* Begin Recorded data *

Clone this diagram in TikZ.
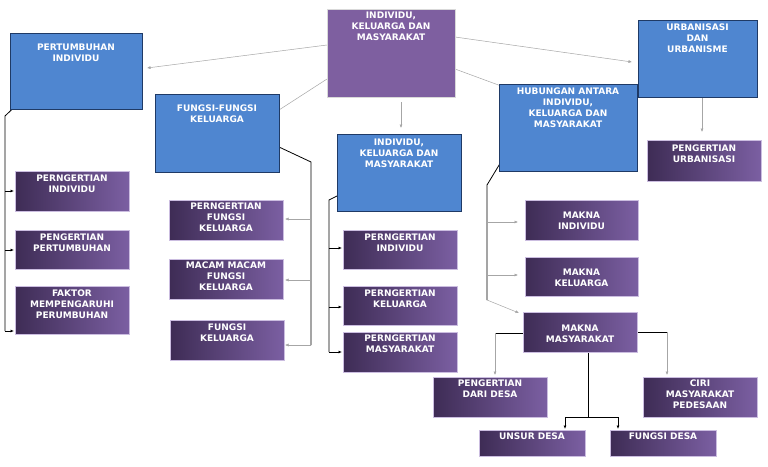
\documentclass[tikz,border=0pt]{standalone}
\usepackage{fontspec}
\setmainfont{DejaVu Sans}
\usetikzlibrary{arrows.meta}
\definecolor{bl}{HTML}{4F86D0}
\definecolor{blb}{HTML}{1F3A66}
\definecolor{mp}{HTML}{7E5FA0}
\definecolor{dk}{HTML}{3E2C55}
\definecolor{lt}{HTML}{7B5FA2}
\definecolor{bd}{HTML}{CBBDE0}
\tikzset{
  blue/.style={fill=bl,draw=blb,line width=0.8pt},
  main/.style={fill=mp,draw=white!70!gray,line width=1pt},
  dark/.style={left color=dk,right color=lt,draw=bd,line width=0.8pt},
  txt/.style={text=white,font=\bfseries\fontsize{9}{11}\selectfont,align=center,anchor=north,inner sep=0pt},
  gl/.style={draw=gray!70,line width=0.5pt},
  bk/.style={draw=black,line width=0.8pt},
  arr/.style={-{Latex[length=3.5pt,width=3pt]}}
}
% \bx{name}{style}{x1}{y1}{x2}{y2}{text offset}{text}
\newcommand{\bx}[8]{%
  \path[#2] (#3,#4) rectangle (#5,#6);
  \coordinate (#1-sw) at (#3,#6); \coordinate (#1-ne) at (#5,#4);
  \begin{scope}
    \clip (#3,#4) rectangle (#5,#6);
    \node[txt] (#1) at ({(#3+#5)/2},{#4+#7}) {#8};
  \end{scope}}
\begin{document}
\begin{tikzpicture}[x=1pt,y=-1pt]
\useasboundingbox[fill=white] (0,0) rectangle (768,466);
% connectors
\draw[gl,arr] (327,45) -- (147,68);
\draw[gl] (327,79) -- (279,110);
\draw[gl,arr] (455,37) -- (632,62);
\draw[gl,arr] (455,69) -- (512,90);
\draw[gl,arr] (401,102) -- (401,128);
\draw[gl,arr] (702,97) -- (702,132);
\draw[bk] (25,97) -- (5,116) -- (5,331);
\foreach \y in {191,250,331} \draw[bk,arr] (5,\y) -- (14,\y);
\draw[bk] (279,147) -- (311,162) -- (311,345);
\foreach \y in {219,280,345} \draw[gl,arr] (311,\y) -- (285,\y);
\draw[bk] (343,193) -- (329,200) -- (329,352);
\foreach \y in {248,307,352} \draw[bk,arr] (329,\y) -- (342,\y);
\draw[bk] (507,152) -- (487,185) -- (487,300);
\draw[gl,arr] (487,300) -- (519,313);
\foreach \y in {222,275} \draw[gl,arr] (487,\y) -- (518,\y);
\draw[bk] (523,333) -- (495,333);
\draw[gl,arr] (495,333) -- (495,375);
\draw[bk] (637,332) -- (667,332);
\draw[gl,arr] (667,332) -- (667,375);
\draw[bk] (588,352) -- (588,417);
\draw[bk,arr] (588,417) -- (565,417) -- (565,429);
\draw[bk,arr] (588,417) -- (618,417) -- (618,429);
% big boxes
\bx{m}{main}{327}{9}{455}{97}{3}{INDIVIDU,\\KELUARGA DAN\\MASYARAKAT}
\bx{pt}{blue}{10}{33}{142}{109}{11}{PERTUMBUHAN\\INDIVIDU}
\bx{ff}{blue}{155}{94}{279}{172}{11}{FUNGSI-FUNGSI\\KELUARGA}
\bx{ik}{blue}{337}{134}{461}{211}{5}{INDIVIDU,\\KELUARGA DAN\\MASYARAKAT}
\bx{hb}{blue}{499}{84}{637}{171}{4}{HUBUNGAN ANTARA\\INDIVIDU,\\KELUARGA DAN\\MASYARAKAT}
\bx{ub}{blue}{638}{20}{757}{97}{4}{URBANISASI\\DAN\\URBANISME}
% small boxes
\bx{pu}{dark}{647}{140}{761}{181}{5}{PENGERTIAN\\URBANISASI}
\bx{a1}{dark}{15}{171}{129}{211}{4}{PERNGERTIAN\\INDIVIDU}
\bx{a2}{dark}{15}{230}{129}{269}{4}{PENGERTIAN\\PERTUMBUHAN}
\bx{a3}{dark}{15}{286}{129}{334}{4}{FAKTOR\\MEMPENGARUHI\\PERUMBUHAN}
\bx{b1}{dark}{169}{200}{283}{240}{3}{PERNGERTIAN\\FUNGSI\\KELUARGA}
\bx{b2}{dark}{169}{259}{283}{299}{3}{MACAM MACAM\\FUNGSI\\KELUARGA}
\bx{b3}{dark}{170}{320}{284}{360}{4}{FUNGSI\\KELUARGA}
\bx{c1}{dark}{343}{230}{457}{269}{4}{PERNGERTIAN\\INDIVIDU}
\bx{c2}{dark}{343}{286}{457}{325}{4}{PERNGERTIAN\\KELUARGA}
\bx{c3}{dark}{343}{332}{457}{372}{3}{PERNGERTIAN\\MASYARAKAT}
\bx{d1}{dark}{525}{200}{638}{240}{12}{MAKNA\\INDIVIDU}
\bx{d2}{dark}{525}{257}{638}{296}{12}{MAKNA\\KELUARGA}
\bx{d3}{dark}{523}{312}{637}{352}{13}{MAKNA\\MASYARAKAT}
\bx{e1}{dark}{433}{377}{547}{417}{3}{PENGERTIAN\\DARI DESA}
\bx{e2}{dark}{643}{377}{757}{417}{3}{CIRI\\MASYARAKAT\\PEDESAAN}
\bx{e3}{dark}{479}{430}{585}{456}{3}{UNSUR DESA}
\bx{e4}{dark}{610}{430}{716}{456}{3}{FUNGSI DESA}
\end{tikzpicture}
\end{document}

* End Recorded data *

Objective:
Working from the lines above, reproduce the material exactly and exclude its pictures.

Full response:
Clone this diagram in TikZ.
\documentclass[tikz,border=0pt]{standalone}
\usepackage{fontspec}
\setmainfont{DejaVu Sans}
\usetikzlibrary{arrows.meta}
\definecolor{bl}{HTML}{4F86D0}
\definecolor{blb}{HTML}{1F3A66}
\definecolor{mp}{HTML}{7E5FA0}
\definecolor{dk}{HTML}{3E2C55}
\definecolor{lt}{HTML}{7B5FA2}
\definecolor{bd}{HTML}{CBBDE0}
\tikzset{
  blue/.style={fill=bl,draw=blb,line width=0.8pt},
  main/.style={fill=mp,draw=white!70!gray,line width=1pt},
  dark/.style={left color=dk,right color=lt,draw=bd,line width=0.8pt},
  txt/.style={text=white,font=\bfseries\fontsize{9}{11}\selectfont,align=center,anchor=north,inner sep=0pt},
  gl/.style={draw=gray!70,line width=0.5pt},
  bk/.style={draw=black,line width=0.8pt},
  arr/.style={-{Latex[length=3.5pt,width=3pt]}}
}
% \bx{name}{style}{x1}{y1}{x2}{y2}{text offset}{text}
\newcommand{\bx}[8]{%
  \path[#2] (#3,#4) rectangle (#5,#6);
  \coordinate (#1-sw) at (#3,#6); \coordinate (#1-ne) at (#5,#4);
  \begin{scope}
    \clip (#3,#4) rectangle (#5,#6);
    \node[txt] (#1) at ({(#3+#5)/2},{#4+#7}) {#8};
  \end{scope}}
\begin{document}
\begin{tikzpicture}[x=1pt,y=-1pt]
\useasboundingbox[fill=white] (0,0) rectangle (768,466);
% connectors
\draw[gl,arr] (327,45) -- (147,68);
\draw[gl] (327,79) -- (279,110);
\draw[gl,arr] (455,37) -- (632,62);
\draw[gl,arr] (455,69) -- (512,90);
\draw[gl,arr] (401,102) -- (401,128);
\draw[gl,arr] (702,97) -- (702,132);
\draw[bk] (25,97) -- (5,116) -- (5,331);
\foreach \y in {191,250,331} \draw[bk,arr] (5,\y) -- (14,\y);
\draw[bk] (279,147) -- (311,162) -- (311,345);
\foreach \y in {219,280,345} \draw[gl,arr] (311,\y) -- (285,\y);
\draw[bk] (343,193) -- (329,200) -- (329,352);
\foreach \y in {248,307,352} \draw[bk,arr] (329,\y) -- (342,\y);
\draw[bk] (507,152) -- (487,185) -- (487,300);
\draw[gl,arr] (487,300) -- (519,313);
\foreach \y in {222,275} \draw[gl,arr] (487,\y) -- (518,\y);
\draw[bk] (523,333) -- (495,333);
\draw[gl,arr] (495,333) -- (495,375);
\draw[bk] (637,332) -- (667,332);
\draw[gl,arr] (667,332) -- (667,375);
\draw[bk] (588,352) -- (588,417);
\draw[bk,arr] (588,417) -- (565,417) -- (565,429);
\draw[bk,arr] (588,417) -- (618,417) -- (618,429);
% big boxes
\bx{m}{main}{327}{9}{455}{97}{3}{INDIVIDU,\\KELUARGA DAN\\MASYARAKAT}
\bx{pt}{blue}{10}{33}{142}{109}{11}{PERTUMBUHAN\\INDIVIDU}
\bx{ff}{blue}{155}{94}{279}{172}{11}{FUNGSI-FUNGSI\\KELUARGA}
\bx{ik}{blue}{337}{134}{461}{211}{5}{INDIVIDU,\\KELUARGA DAN\\MASYARAKAT}
\bx{hb}{blue}{499}{84}{637}{171}{4}{HUBUNGAN ANTARA\\INDIVIDU,\\KELUARGA DAN\\MASYARAKAT}
\bx{ub}{blue}{638}{20}{757}{97}{4}{URBANISASI\\DAN\\URBANISME}
% small boxes
\bx{pu}{dark}{647}{140}{761}{181}{5}{PENGERTIAN\\URBANISASI}
\bx{a1}{dark}{15}{171}{129}{211}{4}{PERNGERTIAN\\INDIVIDU}
\bx{a2}{dark}{15}{230}{129}{269}{4}{PENGERTIAN\\PERTUMBUHAN}
\bx{a3}{dark}{15}{286}{129}{334}{4}{FAKTOR\\MEMPENGARUHI\\PERUMBUHAN}
\bx{b1}{dark}{169}{200}{283}{240}{3}{PERNGERTIAN\\FUNGSI\\KELUARGA}
\bx{b2}{dark}{169}{259}{283}{299}{3}{MACAM MACAM\\FUNGSI\\KELUARGA}
\bx{b3}{dark}{170}{320}{284}{360}{4}{FUNGSI\\KELUARGA}
\bx{c1}{dark}{343}{230}{457}{269}{4}{PERNGERTIAN\\INDIVIDU}
\bx{c2}{dark}{343}{286}{457}{325}{4}{PERNGERTIAN\\KELUARGA}
\bx{c3}{dark}{343}{332}{457}{372}{3}{PERNGERTIAN\\MASYARAKAT}
\bx{d1}{dark}{525}{200}{638}{240}{12}{MAKNA\\INDIVIDU}
\bx{d2}{dark}{525}{257}{638}{296}{12}{MAKNA\\KELUARGA}
\bx{d3}{dark}{523}{312}{637}{352}{13}{MAKNA\\MASYARAKAT}
\bx{e1}{dark}{433}{377}{547}{417}{3}{PENGERTIAN\\DARI DESA}
\bx{e2}{dark}{643}{377}{757}{417}{3}{CIRI\\MASYARAKAT\\PEDESAAN}
\bx{e3}{dark}{479}{430}{585}{456}{3}{UNSUR DESA}
\bx{e4}{dark}{610}{430}{716}{456}{3}{FUNGSI DESA}
\end{tikzpicture}
\end{document}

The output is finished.